• GIVEN INSTRUCTION
From the listing below, extract each line containing the string "this".

• STORED ROWS
------------------------------------------------------------------------

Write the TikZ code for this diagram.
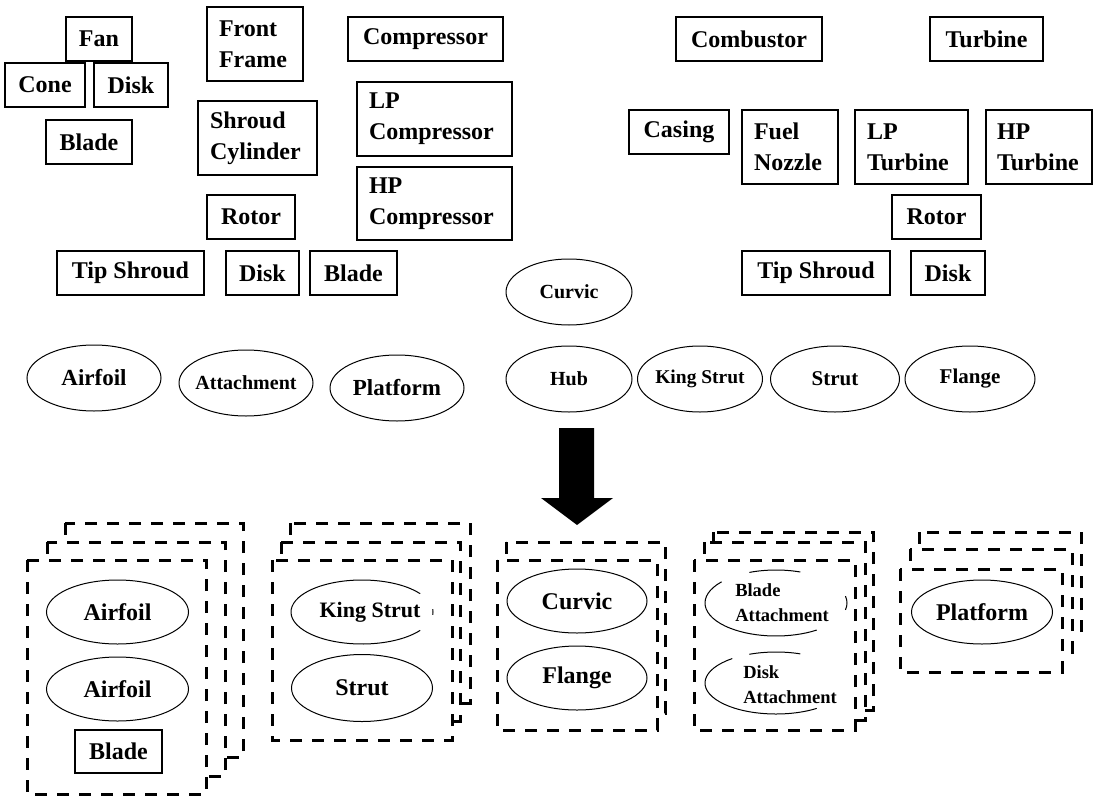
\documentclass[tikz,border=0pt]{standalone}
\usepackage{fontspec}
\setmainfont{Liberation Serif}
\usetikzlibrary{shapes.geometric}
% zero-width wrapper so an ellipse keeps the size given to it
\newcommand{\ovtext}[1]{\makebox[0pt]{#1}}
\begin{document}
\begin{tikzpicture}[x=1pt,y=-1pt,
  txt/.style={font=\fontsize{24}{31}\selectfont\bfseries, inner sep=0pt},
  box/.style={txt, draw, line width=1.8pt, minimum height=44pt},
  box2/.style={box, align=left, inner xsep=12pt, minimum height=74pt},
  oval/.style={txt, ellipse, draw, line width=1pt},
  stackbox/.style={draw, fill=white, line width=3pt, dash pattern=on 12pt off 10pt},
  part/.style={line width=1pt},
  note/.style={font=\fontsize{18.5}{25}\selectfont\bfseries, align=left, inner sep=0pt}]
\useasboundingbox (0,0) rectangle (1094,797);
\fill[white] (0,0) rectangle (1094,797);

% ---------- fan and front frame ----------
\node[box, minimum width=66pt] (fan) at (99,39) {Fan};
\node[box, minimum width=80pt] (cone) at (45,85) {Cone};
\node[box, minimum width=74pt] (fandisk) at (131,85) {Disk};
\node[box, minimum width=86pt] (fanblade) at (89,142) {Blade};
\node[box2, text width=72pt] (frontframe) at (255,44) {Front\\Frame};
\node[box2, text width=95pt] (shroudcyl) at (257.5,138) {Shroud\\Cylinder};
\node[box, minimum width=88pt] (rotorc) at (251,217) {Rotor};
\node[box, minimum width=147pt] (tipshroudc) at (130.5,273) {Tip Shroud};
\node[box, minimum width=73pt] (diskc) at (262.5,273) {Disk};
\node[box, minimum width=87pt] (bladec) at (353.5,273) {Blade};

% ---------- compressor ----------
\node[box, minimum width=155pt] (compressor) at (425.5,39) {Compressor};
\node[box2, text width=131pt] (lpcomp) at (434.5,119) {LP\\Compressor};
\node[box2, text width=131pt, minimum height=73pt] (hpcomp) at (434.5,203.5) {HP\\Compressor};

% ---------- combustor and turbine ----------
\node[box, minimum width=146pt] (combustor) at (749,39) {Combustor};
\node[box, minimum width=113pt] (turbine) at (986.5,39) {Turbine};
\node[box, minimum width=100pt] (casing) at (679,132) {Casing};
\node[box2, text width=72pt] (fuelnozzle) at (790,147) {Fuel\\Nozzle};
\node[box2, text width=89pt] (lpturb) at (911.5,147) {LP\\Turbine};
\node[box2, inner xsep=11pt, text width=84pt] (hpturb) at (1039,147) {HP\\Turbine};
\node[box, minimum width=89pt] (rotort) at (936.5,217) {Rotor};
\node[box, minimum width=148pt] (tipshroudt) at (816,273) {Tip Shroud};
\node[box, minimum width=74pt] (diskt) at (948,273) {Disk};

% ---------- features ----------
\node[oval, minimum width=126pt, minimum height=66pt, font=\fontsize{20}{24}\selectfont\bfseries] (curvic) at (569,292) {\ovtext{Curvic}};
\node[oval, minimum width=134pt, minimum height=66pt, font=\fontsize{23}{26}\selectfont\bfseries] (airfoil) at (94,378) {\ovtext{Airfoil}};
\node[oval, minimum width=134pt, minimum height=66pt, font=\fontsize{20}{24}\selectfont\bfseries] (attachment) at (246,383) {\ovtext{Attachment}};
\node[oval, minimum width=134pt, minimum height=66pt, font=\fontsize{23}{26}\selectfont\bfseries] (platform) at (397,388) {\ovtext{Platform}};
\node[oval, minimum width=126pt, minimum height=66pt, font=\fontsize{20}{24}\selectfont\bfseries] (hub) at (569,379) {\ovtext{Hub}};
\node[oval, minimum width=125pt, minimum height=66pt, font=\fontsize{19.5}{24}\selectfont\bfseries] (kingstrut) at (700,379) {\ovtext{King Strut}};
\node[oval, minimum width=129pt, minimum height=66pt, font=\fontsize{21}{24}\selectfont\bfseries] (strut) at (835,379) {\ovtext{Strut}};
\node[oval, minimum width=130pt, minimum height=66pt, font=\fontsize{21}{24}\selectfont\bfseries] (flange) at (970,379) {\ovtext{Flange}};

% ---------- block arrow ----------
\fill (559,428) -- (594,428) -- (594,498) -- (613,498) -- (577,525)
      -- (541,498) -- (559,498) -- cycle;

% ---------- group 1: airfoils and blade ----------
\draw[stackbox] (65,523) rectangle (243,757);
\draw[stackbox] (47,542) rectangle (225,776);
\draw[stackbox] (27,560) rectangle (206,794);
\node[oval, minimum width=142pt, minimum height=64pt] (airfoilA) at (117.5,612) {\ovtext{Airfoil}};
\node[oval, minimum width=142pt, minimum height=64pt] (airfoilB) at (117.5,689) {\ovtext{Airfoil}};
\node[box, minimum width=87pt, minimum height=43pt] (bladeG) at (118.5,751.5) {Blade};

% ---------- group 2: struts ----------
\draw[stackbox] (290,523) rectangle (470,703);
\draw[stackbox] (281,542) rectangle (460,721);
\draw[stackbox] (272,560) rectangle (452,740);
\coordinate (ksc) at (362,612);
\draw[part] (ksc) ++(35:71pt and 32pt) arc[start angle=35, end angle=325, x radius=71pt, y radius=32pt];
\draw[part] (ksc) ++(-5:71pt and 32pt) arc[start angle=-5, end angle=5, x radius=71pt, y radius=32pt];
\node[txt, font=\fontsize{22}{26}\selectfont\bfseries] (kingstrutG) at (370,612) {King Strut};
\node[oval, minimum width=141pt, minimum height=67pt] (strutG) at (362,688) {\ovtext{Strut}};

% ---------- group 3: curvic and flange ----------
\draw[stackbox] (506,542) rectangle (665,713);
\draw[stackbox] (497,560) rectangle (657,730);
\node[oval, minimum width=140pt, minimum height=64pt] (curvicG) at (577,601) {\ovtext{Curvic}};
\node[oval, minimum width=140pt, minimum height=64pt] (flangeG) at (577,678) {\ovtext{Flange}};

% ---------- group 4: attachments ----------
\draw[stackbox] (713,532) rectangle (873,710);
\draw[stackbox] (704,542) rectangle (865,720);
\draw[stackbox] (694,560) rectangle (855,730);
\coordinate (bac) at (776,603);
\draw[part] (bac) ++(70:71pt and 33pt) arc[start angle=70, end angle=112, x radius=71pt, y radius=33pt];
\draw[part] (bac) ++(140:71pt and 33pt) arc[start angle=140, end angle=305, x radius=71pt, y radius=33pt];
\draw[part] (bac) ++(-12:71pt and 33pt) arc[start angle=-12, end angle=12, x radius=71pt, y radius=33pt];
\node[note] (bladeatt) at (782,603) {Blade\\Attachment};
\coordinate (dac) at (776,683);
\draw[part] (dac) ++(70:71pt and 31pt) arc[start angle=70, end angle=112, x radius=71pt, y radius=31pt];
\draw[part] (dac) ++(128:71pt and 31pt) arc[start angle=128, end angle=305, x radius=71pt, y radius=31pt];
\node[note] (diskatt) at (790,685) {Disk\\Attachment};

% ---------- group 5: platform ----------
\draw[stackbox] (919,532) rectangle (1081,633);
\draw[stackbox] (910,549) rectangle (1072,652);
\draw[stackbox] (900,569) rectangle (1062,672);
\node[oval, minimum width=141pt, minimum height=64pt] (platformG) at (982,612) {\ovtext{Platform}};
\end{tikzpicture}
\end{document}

------------------------------------------------------------------------

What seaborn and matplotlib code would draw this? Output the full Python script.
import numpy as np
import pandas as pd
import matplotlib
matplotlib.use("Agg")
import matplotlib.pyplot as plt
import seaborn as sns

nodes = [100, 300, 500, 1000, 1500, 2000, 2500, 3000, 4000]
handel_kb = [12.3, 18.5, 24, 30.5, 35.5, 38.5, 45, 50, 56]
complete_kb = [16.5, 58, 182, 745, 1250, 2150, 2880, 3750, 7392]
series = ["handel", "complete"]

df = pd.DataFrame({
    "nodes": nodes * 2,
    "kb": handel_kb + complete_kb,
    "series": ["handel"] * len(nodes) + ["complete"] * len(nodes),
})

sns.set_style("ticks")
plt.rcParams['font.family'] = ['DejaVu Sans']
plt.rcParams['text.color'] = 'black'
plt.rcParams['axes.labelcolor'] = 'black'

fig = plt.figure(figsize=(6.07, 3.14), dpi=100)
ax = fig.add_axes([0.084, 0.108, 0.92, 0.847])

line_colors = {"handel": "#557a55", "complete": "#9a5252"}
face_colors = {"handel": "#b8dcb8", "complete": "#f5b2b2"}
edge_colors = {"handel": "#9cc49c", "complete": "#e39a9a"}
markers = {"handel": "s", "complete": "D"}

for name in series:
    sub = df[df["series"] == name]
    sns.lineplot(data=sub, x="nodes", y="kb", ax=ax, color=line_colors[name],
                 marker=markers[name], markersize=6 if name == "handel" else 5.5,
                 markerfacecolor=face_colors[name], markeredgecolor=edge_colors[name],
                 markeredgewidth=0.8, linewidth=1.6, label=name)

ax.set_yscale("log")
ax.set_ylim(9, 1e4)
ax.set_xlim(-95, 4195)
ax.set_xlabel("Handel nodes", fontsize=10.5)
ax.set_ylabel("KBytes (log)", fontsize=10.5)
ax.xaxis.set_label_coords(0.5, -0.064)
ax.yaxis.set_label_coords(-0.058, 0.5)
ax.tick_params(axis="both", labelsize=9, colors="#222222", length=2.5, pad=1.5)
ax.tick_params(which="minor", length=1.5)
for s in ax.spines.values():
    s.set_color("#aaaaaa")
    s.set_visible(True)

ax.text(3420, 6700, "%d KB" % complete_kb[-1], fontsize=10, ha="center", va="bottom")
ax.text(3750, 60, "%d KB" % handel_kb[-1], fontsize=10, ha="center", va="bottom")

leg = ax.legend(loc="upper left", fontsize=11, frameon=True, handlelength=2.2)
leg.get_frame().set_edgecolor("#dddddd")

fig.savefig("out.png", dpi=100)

------------------------------------------------------------------------

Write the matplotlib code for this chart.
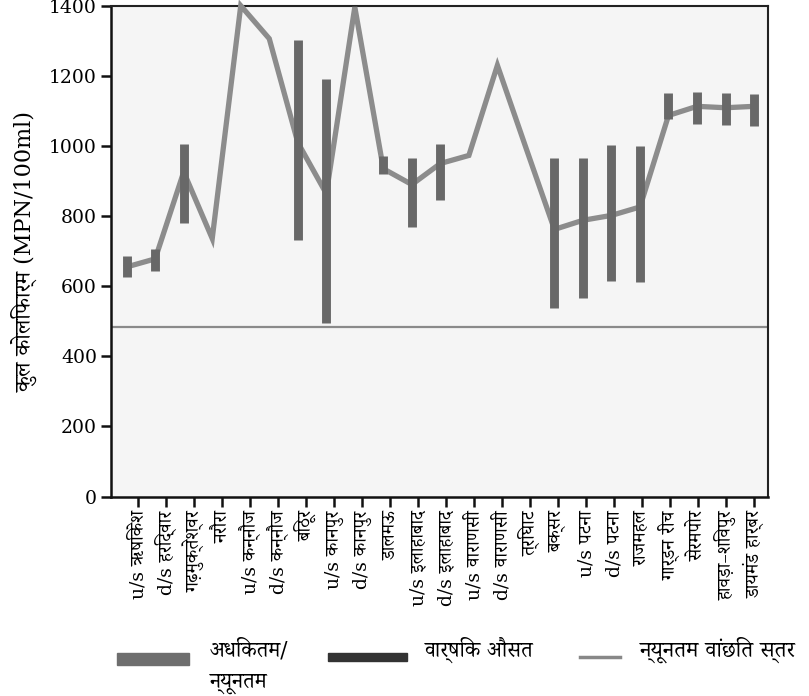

------------------------------------------------------------------------

• FINISHED TASK
Write the TikZ code for this diagram.
What seaborn and matplotlib code would draw this? Output the full Python script.
Write the matplotlib code for this chart.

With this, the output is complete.